Selon Pausanias (Géographe Grec, v.115-v.180),
la ville tira son nom du héros Éleusis (Le fils d’Hermès et d’Ogygos ou l’Océanide Daïra). Quand Perséphone,
fille de Déméter, fut enlevée par Hadès, Déméter vint à Éleusis où elle rencontra le Roi du lieu, Céléos. Le fils de Céléos,
Triptolème, fut le fondateur des
Mystères d’Éleusis, culte agraire rendu à Déméter, qui s’étendit à toute la Grèce et, à l’époque
Romaine, à tout l’Empire Romain.
L’histoire…..
Les premières traces
d’établissements remontent à 2000 av.J.C, la cité se développant au cours de la période
Mycénienne dans une grande enceinte fortifiée.
Ce fut vers 1500 que le culte de Déméter, divinité liée à la nature et de la culture fut mis en place.
Selon la tradition la cité fut rattachée à
Athènes lors du synœcisme de Thésée. En réalité, ce rattachement
daterait plutôt de la fin du VIIIe siècle ou du début du VIIe siècle. Au cours du VIIIe siècle, le sanctuaire acquis un
caractère notable et accueillit la fête panhellénique, il devint l’un des plus importants. Le Tyran
d’Athènes,
Pisistrate (ou Peisistratos, v.600-527) fit entourer le
sanctuaire d’un grand mur renforcé par des tours.
Vue du sanctuaire d’Artémis |
Selon
Hérodote (Historien Grec, v.484-v.425, Livre IX, 65),
en 480/479, pendant les Guerres Médiques, la ville fut dévastée
par les armées du Roi Perse Achéménide,
Xerxès I (486-465) et le temple de Déméter fut
brûlé. Elle le fut de nouveau pendant la
Guerre du Péloponnèse (431-404), lorsque
l’Attique fut envahie par le Roi
Pleistoanax
(ou Plistoanax, en Grec : Πλειστοάναξ, 458-409).
Le sanctuaire de la ville fut d’une grande renommée pour ses
Mystères. Après la tyrannie des
Trente à
Athènes, ceux-ci se réfugièrent à Éleusis où ils ne furent pas inquiétés.
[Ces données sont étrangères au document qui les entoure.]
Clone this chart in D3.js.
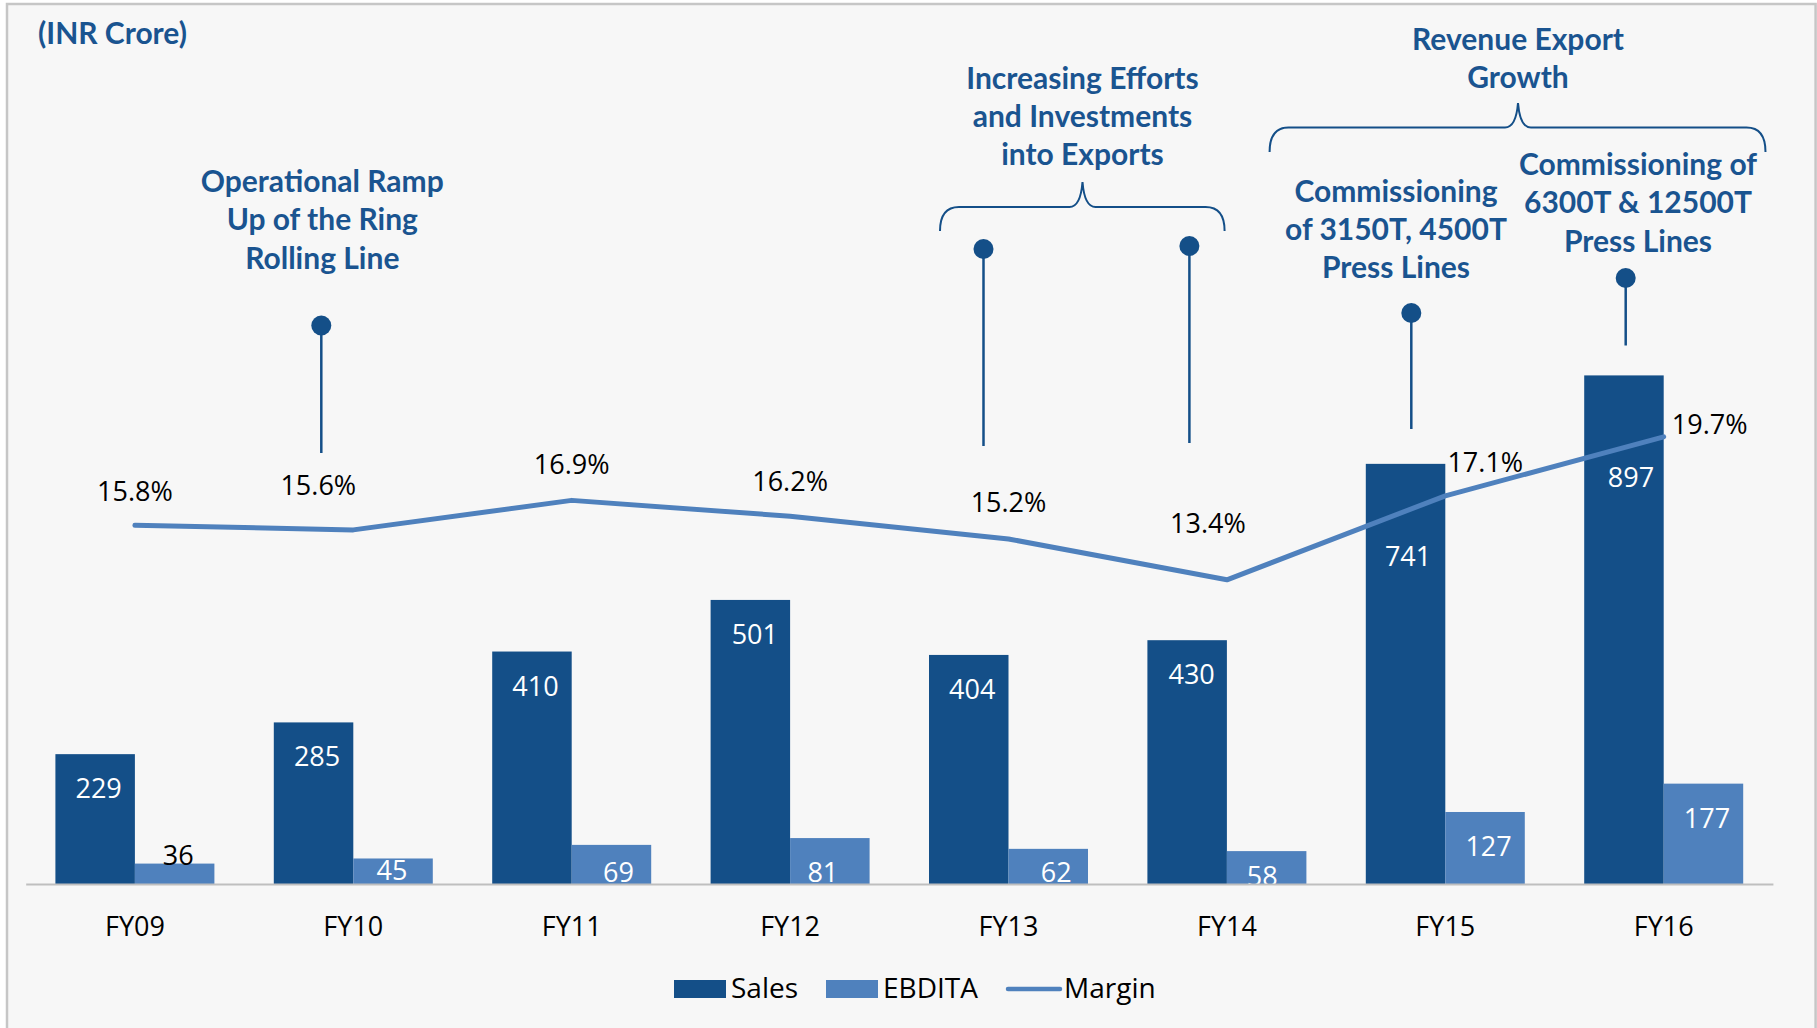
<!DOCTYPE html>
<html><head><meta charset="utf-8">
<script src="https://cdn.jsdelivr.net/npm/d3@7"></script>
<style>body{margin:0;background:#fff;} svg{display:block;}</style>
</head><body>
<svg id="c" width="1817" height="1028"></svg>
<script>
// ---------- DATA ----------
const categories = ["FY09","FY10","FY11","FY12","FY13","FY14","FY15","FY16"];
const sales  = [229, 285, 410, 501, 404, 430, 741, 897];
const ebdita = [36, 45, 69, 81, 62, 58, 127, 177];
const margin = [15.8, 15.6, 16.9, 16.2, 15.2, 13.4, 17.1, 19.7];
const seriesNames = ["Sales", "EBDITA", "Margin"];
const unitLabel = "(INR Crore)";
const noteRamp = ["Operational Ramp", "Up of the Ring", "Rolling Line"];
const noteExports = ["Increasing Efforts", "and Investments", "into Exports"];
const noteRevenue = ["Revenue Export", "Growth"];
const notePress1 = ["Commissioning", "of 3150T, 4500T", "Press Lines"];
const notePress2 = ["Commissioning of", "6300T & 12500T", "Press Lines"];
const pinCategories = ["FY10", "FY13", "FY14", "FY15", "FY16"];

// ---------- LAYOUT (label nudges / annotation placement) ----------
const salesLabelDx  = [3.5, 3.5, 3.5, 4.5, 3.5, 4.5, 2.5, 7];
const salesLabelDy  = [44, 44, 44, 44, 44, 44, 102, 112];
const ebditaLabelDx = [3.5, -1, 7, -7, 8, -4.5, 3.5, 3.5];
const ebditaLabelDy = [1, 22, 37, 44, 33, 35, 44, 44];
const marginLabelDx = [0, -35, 0, 0, 0, -19, 40, 46];
const marginLabelDy = [-24, -35, -26, -25, -27, -47, -24, -3];
const pinDx     = [-32, -25, -37.5, -34, -38];
const pinTop    = [325.5, 249, 246, 313, 278];
const pinBottom = [453, 446, 443, 429, 345.5];

const C = {
  sales: "#144F88", ebdita: "#4F81BD", line: "#4F81BD",
  note: "#1A5490", text: "#000", bg: "#F7F7F7", border: "#C6C6C6", axis: "#BFBFBF"
};
const dataFont = "'Open Sans', sans-serif";
const noteFont = "Lato, sans-serif";

const svg = d3.select("#c");
svg.append("rect").attr("x", 7).attr("y", 4).attr("width", 1808.6).attr("height", 1100)
  .attr("fill", C.bg).attr("stroke", C.border).attr("stroke-width", 2.5);

const baseY = 884;
const x0 = d3.scaleBand().domain(categories).range([25.7, 1772.9]).paddingInner(0.272).paddingOuter(0.136);
const x1 = d3.scaleBand().domain(["Sales", "EBDITA"]).range([0, x0.bandwidth()]);
const y  = d3.scaleLinear().domain([0, 1000]).range([baseY, 317]);
const y2 = d3.scaleLinear().domain([0, 25]).range([baseY, 316.5]);
const cx = c => x0(c) + x0.bandwidth() / 2;

// bars
const g = svg.append("g");
g.selectAll("rect.s").data(categories).join("rect").attr("class", "s")
  .attr("x", c => x0(c) + x1("Sales")).attr("width", x1.bandwidth())
  .attr("y", (c, i) => y(sales[i])).attr("height", (c, i) => baseY - y(sales[i]))
  .attr("fill", C.sales);
g.selectAll("rect.e").data(categories).join("rect").attr("class", "e")
  .attr("x", c => x0(c) + x1("EBDITA")).attr("width", x1.bandwidth())
  .attr("y", (c, i) => y(ebdita[i])).attr("height", (c, i) => baseY - y(ebdita[i]))
  .attr("fill", C.ebdita);

// axis
const xAxis = d3.axisBottom(x0).tickSize(0).tickPadding(33);
const ax = svg.append("g").attr("transform", `translate(0,${baseY})`).call(xAxis);
ax.select(".domain").attr("stroke", C.axis).attr("stroke-width", 2);
ax.selectAll("text").attr("font-family", dataFont).attr("font-size", 27).attr("fill", C.text);

// bar labels
g.selectAll("text.sl").data(categories).join("text").attr("class", "sl")
  .attr("x", (c, i) => x0(c) + x1("Sales") + x1.bandwidth() / 2 + salesLabelDx[i])
  .attr("y", (c, i) => y(sales[i]) + salesLabelDy[i])
  .attr("text-anchor", "middle").attr("font-family", dataFont).attr("font-size", 27)
  .attr("fill", "#fff").text((c, i) => sales[i]);
g.selectAll("text.el").data(categories).join("text").attr("class", "el")
  .attr("x", (c, i) => x0(c) + x1("EBDITA") + x1.bandwidth() / 2 + ebditaLabelDx[i])
  .attr("y", (c, i) => y(ebdita[i]) + ebditaLabelDy[i])
  .attr("text-anchor", "middle").attr("font-family", dataFont).attr("font-size", 27)
  .attr("fill", (c, i) => ebditaLabelDy[i] < 5 ? C.text : "#fff").text((c, i) => ebdita[i]);

// margin line
const line = d3.line().x((d, i) => cx(categories[i])).y(d => y2(d));
svg.append("path").datum(margin).attr("d", line).attr("fill", "none")
  .attr("stroke", C.line).attr("stroke-width", 5).attr("stroke-linecap", "round").attr("stroke-linejoin", "round");
svg.selectAll("text.ml").data(margin).join("text").attr("class", "ml")
  .attr("x", (d, i) => cx(categories[i]) + marginLabelDx[i])
  .attr("y", (d, i) => y2(d) + marginLabelDy[i])
  .attr("text-anchor", "middle").attr("font-family", dataFont).attr("font-size", 27)
  .attr("fill", C.text).text(d => d.toFixed(1) + "%");

// pins
pinCategories.forEach((c, i) => {
  const px = cx(c) + pinDx[i];
  svg.append("line").attr("x1", px).attr("x2", px).attr("y1", pinTop[i]).attr("y2", pinBottom[i])
    .attr("stroke", C.sales).attr("stroke-width", 2.5);
  svg.append("circle").attr("cx", px).attr("cy", pinTop[i]).attr("r", 10).attr("fill", C.sales);
});

// braces
function brace(xl, xr, yTop, yEnd, yCusp, xm) {
  const r = 19;
  return `M${xl},${yEnd} Q${xl},${yTop} ${xl + r},${yTop} L${xm - 13},${yTop} Q${xm - 2},${yTop} ${xm},${yCusp}` +
         ` Q${xm + 2},${yTop} ${xm + 13},${yTop} L${xr - r},${yTop} Q${xr},${yTop} ${xr},${yEnd}`;
}
svg.append("path").attr("d", brace(940, 1224.6, 207, 231, 182, 1082.5))
  .attr("fill", "none").attr("stroke", C.sales).attr("stroke-width", 2);
svg.append("path").attr("d", brace(1269.6, 1765.5, 127.5, 152, 103, 1518))
  .attr("fill", "none").attr("stroke", C.sales).attr("stroke-width", 2);

// annotation texts
function note(lines, x, y0, lh) {
  const t = svg.append("text").attr("text-anchor", "middle").attr("font-family", noteFont)
    .attr("font-weight", 700).attr("font-size", 30).attr("fill", C.note);
  lines.forEach((s, i) => t.append("tspan").attr("x", x).attr("y", y0 + i * lh).text(s));
}
svg.append("text").attr("x", 38).attr("y", 44).attr("font-family", noteFont).attr("font-weight", 700)
  .attr("font-size", 30).attr("fill", C.note).text(unitLabel);
note(noteRamp, 322.3, 192, 38.3);
note(noteExports, 1082.5, 88.5, 38);
note(noteRevenue, 1518, 50, 38.3);
note(notePress1, 1396, 201.7, 38.3);
note(notePress2, 1638, 175, 38.3);

// legend
const lg = svg.append("g").attr("font-family", dataFont).attr("font-size", 28).attr("fill", C.text);
lg.append("rect").attr("x", 674).attr("y", 980).attr("width", 52).attr("height", 18).attr("fill", C.sales);
lg.append("text").attr("x", 731).attr("y", 997.5).text(seriesNames[0]);
lg.append("rect").attr("x", 826).attr("y", 980).attr("width", 52).attr("height", 18).attr("fill", C.ebdita);
lg.append("text").attr("x", 883).attr("y", 997.5).text(seriesNames[1]);
lg.append("line").attr("x1", 1008).attr("x2", 1060).attr("y1", 989).attr("y2", 989)
  .attr("stroke", C.line).attr("stroke-width", 4.5).attr("stroke-linecap", "round");
lg.append("text").attr("x", 1064).attr("y", 997.5).text(seriesNames[2]);
</script>
</body></html>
Après une longue période de paix la ville et son sanctuaire redevinrent l’objet de convoitises guerrières à partir du
IIe siècle ap.J.C, époque où la pression barbare sur les frontières de l’Empire Romain s’affirmait. Vers 170, Éleusis fut
pillée par une tribu Dace, les Coïstoboces
(ou Costoboces). L’Empereur Marc Aurèle (161-180) contribua au relèvement du sanctuaire. Enfin, en 395 ap.J.C, Éleusis fut
détruite par les Wisigoths du Roi Alaric I (396-410) lorsqu’il ravagea la Grèce.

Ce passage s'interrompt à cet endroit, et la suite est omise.